Repeat Behavior
This knotted feeling in my stomach occurred the day before my speech competition. It was 2001 and I was 16, young and ready to take on pushing boundary challenges that came my way. I sat in my room and envisioned 24 hours from that time. Will I be the champion speaker of my zone I asked my intuition? A force in me returned negative. I then channeled my guts and imagined myself to be a sore loser. Again the response from my intuition was not affirmative. So if I was not a winner or loser, where was my place of standing going to be.
The next day at school before the event, I was told that I was disqualified from the competition as I had took part in it the last year. How could I have not known, I did the homework and knew this was the case. Yet I chose to pursue it. I has subconsciously went ahead with a mistake.
Forward to three years after this incident and I was faced with the release of the 'A' Levels. I posed the question against my intuition. The same results came. So with that same knotted feeling in my stomach, I received the expected bad news I had subconsciously knew.
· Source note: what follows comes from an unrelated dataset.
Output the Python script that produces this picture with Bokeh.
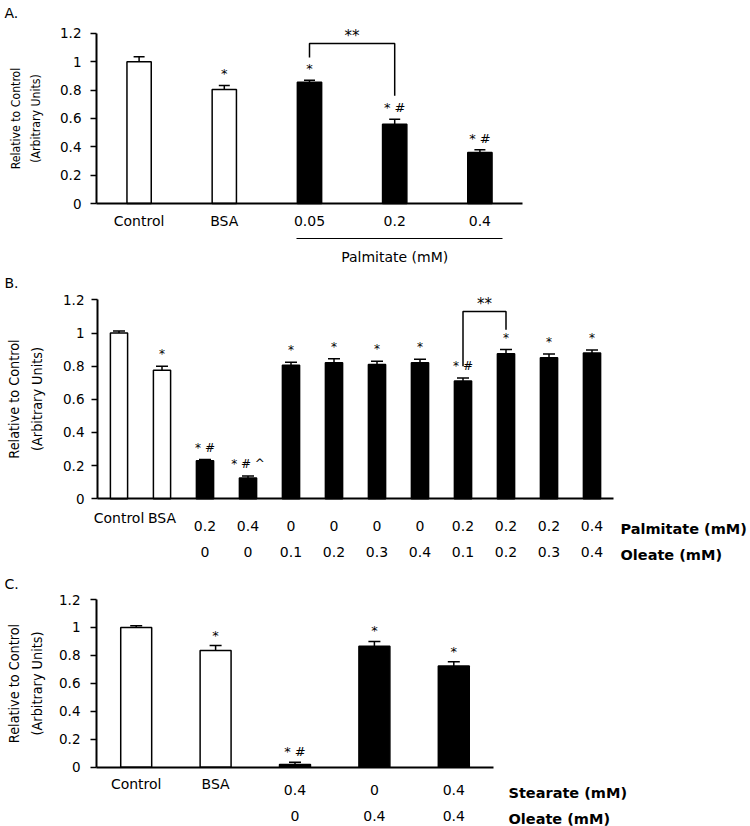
from bokeh.plotting import figure
from bokeh.layouts import column
from bokeh.models import (LinearAxis, FixedTicker, NumeralTickFormatter, Whisker, TeeHead,
                          ColumnDataSource, Range1d)
from bokeh.core.properties import value
from bokeh.embed import file_html
from bokeh.resources import INLINE

# ---------------- data ----------------
y_ticks = [0, 0.2, 0.4, 0.6, 0.8, 1.0, 1.2]
y_label = "Relative to Control\n(Arbitrary Units)"

# Panel A
a_groups = ["Control", "BSA", "0.05", "0.2", "0.4"]
a_values = [1.00, 0.805, 0.855, 0.56, 0.36]
a_errors = [0.035, 0.028, 0.015, 0.035, 0.02]
a_marks = ["", "*", "*", "* #", "* #"]
a_group_label = "Palmitate (mM)"
a_sig = (2, 3, "**")          # compared bars (indices) and label

# Panel B
b_names = ["Control", "BSA"]
b_palmitate = ["", "", "0.2", "0.4", "0", "0", "0", "0", "0.2", "0.2", "0.2", "0.4"]
b_oleate = ["", "", "0", "0", "0.1", "0.2", "0.3", "0.4", "0.1", "0.2", "0.3", "0.4"]
b_values = [1.00, 0.775, 0.23, 0.125, 0.805, 0.82, 0.81, 0.82, 0.71, 0.875, 0.85, 0.88]
b_errors = [0.012, 0.025, 0.007, 0.013, 0.018, 0.025, 0.02, 0.022, 0.018, 0.025, 0.024, 0.018]
b_marks = ["", "*", "* #", "* # ^", "*", "*", "*", "*", "* #", "*", "*", "*"]
b_row_titles = ["Palmitate (mM)", "Oleate (mM)"]
b_sig = (8, 9, "**")

# Panel C
c_names = ["Control", "BSA"]
c_stearate = ["", "", "0.4", "0", "0.4"]
c_oleate = ["", "", "0", "0.4", "0.4"]
c_values = [1.00, 0.835, 0.02, 0.865, 0.725]
c_errors = [0.012, 0.035, 0.015, 0.035, 0.03]
c_marks = ["", "*", "* #", "*", "*"]
c_row_titles = ["Stearate (mM)", "Oleate (mM)"]

TICK_FONT = "DejaVu Sans"
LABEL_FONT = "'DejaVu Sans Condensed', Roboto"
FIG_W = 750
PAGE_X0 = 0


class Geom:
    """Layout of one panel in page pixels."""
    def __init__(self, top, height, axis_x, unit, zero_y, ppu):
        self.top, self.height, self.axis_x, self.unit = top, height, axis_x, unit
        self.zero_y, self.ppu = zero_y, ppu

    def yd(self, dist_px):          # data offset of a pixel distance
        return dist_px / self.ppu

    def xd(self, page_x):
        return (page_x - self.axis_x) / self.unit

    def ya(self, page_y):
        return (self.zero_y - page_y) / self.ppu


def make_panel(title, values, errors, marks, g, *, bar_width, head, ylabel_size,
               ylabel_standoff, ylabel_lh, tick_standoff, mark_size, mark_gap_px, title_top):
    n = len(values)
    pos = [i + 0.5 for i in range(n)]
    zero_fy = g.zero_y - g.top
    p = figure(width=FIG_W, height=g.height,
               x_range=Range1d(g.xd(PAGE_X0), g.xd(PAGE_X0 + FIG_W)),
               y_range=Range1d(-(g.height - zero_fy) / g.ppu, zero_fy / g.ppu),
               x_axis_location=None, y_axis_location=None,
               output_backend="svg", toolbar_location=None)
    p.min_border_left = p.min_border_right = p.min_border_top = p.min_border_bottom = 0
    p.outline_line_color = None
    p.grid.visible = False
    p.background_fill_color = "white"
    p.border_fill_color = "white"

    ya = LinearAxis(fixed_location=0, bounds=(0, 1.2), ticker=FixedTicker(ticks=y_ticks),
                    formatter=NumeralTickFormatter(format="0.[0]"))
    ya.axis_line_color = "black"
    ya.axis_line_width = 2
    ya.major_tick_line_color = "black"
    ya.major_tick_line_width = 1.5
    ya.major_tick_in = 0
    ya.major_tick_out = 6
    ya.minor_tick_line_color = None
    ya.major_label_standoff = tick_standoff
    ya.major_label_text_font = TICK_FONT
    ya.major_label_text_font_size = "13.5px"
    ya.major_label_text_color = "black"
    ya.axis_label = y_label
    ya.axis_label_text_font = LABEL_FONT
    ya.axis_label_text_font_size = ylabel_size
    ya.axis_label_text_font_style = "normal"
    ya.axis_label_text_color = "black"
    ya.axis_label_standoff = ylabel_standoff
    ya.axis_label_text_line_height = ylabel_lh
    p.add_layout(ya, "left")

    fills = ["white" if i < 2 else "black" for i in range(n)]
    src = ColumnDataSource(dict(x=pos, top=values,
                                upper=[v + e for v, e in zip(values, errors)],
                                mark_y=[v + e + g.yd(mark_gap_px) for v, e in zip(values, errors)],
                                mark=marks, fill=fills))
    p.vbar(x="x", top="top", width=bar_width, source=src, fill_color="fill",
           line_color="black", line_width=1.5)
    p.add_layout(Whisker(source=src, base="x", lower="top", upper="upper",
                         line_color="black", line_width=1.5, lower_head=None,
                         upper_head=TeeHead(size=head, line_color="black", line_width=1.5)))
    p.text(x="x", y="mark_y", text="mark", source=src, text_align="center",
           text_baseline="bottom", text_font=value(TICK_FONT),
           text_font_size=mark_size, text_color="black")
    # panel letter
    p.text(x=[g.xd(4)], y=[g.ya(title_top)], text=[title], text_align="left",
           text_baseline="top", text_font=value(TICK_FONT), text_font_size="14px",
           text_color="black")
    return p, pos


def x_axis(p, ticks, labels, standoff, *, loc=0.0, line=False, bounds=None,
           size="14px", line_width=2.0):
    ax = LinearAxis(fixed_location=loc, ticker=FixedTicker(ticks=ticks),
                    major_label_overrides={t: l for t, l in zip(ticks, labels)})
    ax.major_label_standoff = standoff
    ax.major_tick_in = 0
    ax.major_tick_out = 0
    ax.major_tick_line_color = None
    ax.minor_tick_line_color = None
    ax.axis_line_color = "black" if line else None
    ax.axis_line_width = line_width
    ax.major_label_text_font = TICK_FONT
    ax.major_label_text_font_size = size
    ax.major_label_text_color = "black"
    if bounds is not None:
        ax.bounds = bounds
    p.add_layout(ax, "below")
    return ax


def add_bracket(p, g, pos, sig, low_left, level, low_right, size):
    i, j, text = sig
    p.line(x=[pos[i], pos[i], pos[j], pos[j]], y=[low_left, level, level, low_right],
           line_color="black", line_width=1.5)
    p.text(x=[(pos[i] + pos[j]) / 2], y=[level - g.yd(2)], text=[text], text_align="center",
           text_baseline="bottom", text_font=value(TICK_FONT),
           text_font_size=size, text_color="black")


def row_titles(p, g, page_x, titles, dists, size):
    p.text(x=[g.xd(page_x)] * len(titles), y=[-g.yd(d) for d in dists], text=titles,
           text_align="left", text_baseline="middle", text_font=value(TICK_FONT),
           text_font_size=size, text_font_style="bold", text_color="black")


# ---------------- Panel A ----------------
gA = Geom(top=0, height=270, axis_x=96, unit=85.2, zero_y=203, ppu=141.67)
pA, posA = make_panel("A.", a_values, a_errors, a_marks, gA, bar_width=0.285, head=11,
                      ylabel_size="12.2px", ylabel_standoff=14, ylabel_lh=1.4,
                      tick_standoff=9, mark_size="13px", mark_gap_px=4, title_top=4)
x_axis(pA, posA, a_groups, 9, line=True, bounds=(0, len(posA)))
x_axis(pA, [posA[3]], [a_group_label], 10, loc=-gA.yd(35), line=True,
       bounds=(posA[2] - 0.15, posA[4] + 0.27), line_width=1.2)
add_bracket(pA, gA, posA, a_sig, 1.03, 1.13, 0.76, "15px")

# ---------------- Panel B ----------------
gB = Geom(top=270, height=295, axis_x=97, unit=43, zero_y=498.3, ppu=165.8)
pB, posB = make_panel("B.", b_values, b_errors, b_marks, gB, bar_width=0.4, head=12,
                      ylabel_size="14.3px", ylabel_standoff=15, ylabel_lh=1.45,
                      tick_standoff=7, mark_size="12px", mark_gap_px=5, title_top=274)
nb = len(b_names)
x_axis(pB, posB[:nb], b_names, 11, line=True, bounds=(0, len(posB)))
x_axis(pB, posB[nb:], b_palmitate[nb:], 22)
x_axis(pB, posB[nb:], b_oleate[nb:], 48)
row_titles(pB, gB, 620, b_row_titles, [30, 56], "14.5px")
add_bracket(pB, gB, posB, b_sig, 0.80, 1.13, 1.02, "15px")

# ---------------- Panel C ----------------
gC = Geom(top=565, height=261, axis_x=96, unit=79.4, zero_y=766.7, ppu=139.75)
pC, posC = make_panel("C.", c_values, c_errors, c_marks, gC, bar_width=0.39, head=12,
                      ylabel_size="14.3px", ylabel_standoff=11, ylabel_lh=1.45,
                      tick_standoff=10, mark_size="13px", mark_gap_px=3, title_top=575)
nc = len(c_names)
x_axis(pC, posC[:nc], c_names, 9, line=True, bounds=(0, len(posC)))
x_axis(pC, posC[nc:], c_stearate[nc:], 18)
x_axis(pC, posC[nc:], c_oleate[nc:], 44)
row_titles(pC, gC, 508, c_row_titles, [26, 52], "14.5px")

layout = column(pA, pB, pC, spacing=0)
open("out.html", "w").write(file_html(layout, INLINE))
By statistical yardsticks it was not disastrous, but it was for mine. Two years of slaving my time to assignments and studying produced near results as the player in my class who went after everything sans academia and the less bright student who nearly flunked out of school the first year. I felt cheated.
Yet this is deserving. Why? Compared to the last national examination I was not enthusiastic nor too driven about this one. An anxious rush in me was there to get over being in the rival school of the one at Mount Sinai as well as my dreamed ascention into a fancy American college which I could be proud of till my later(perhaps famous) days. An idealistic bubble in my head popped with the needle of reality.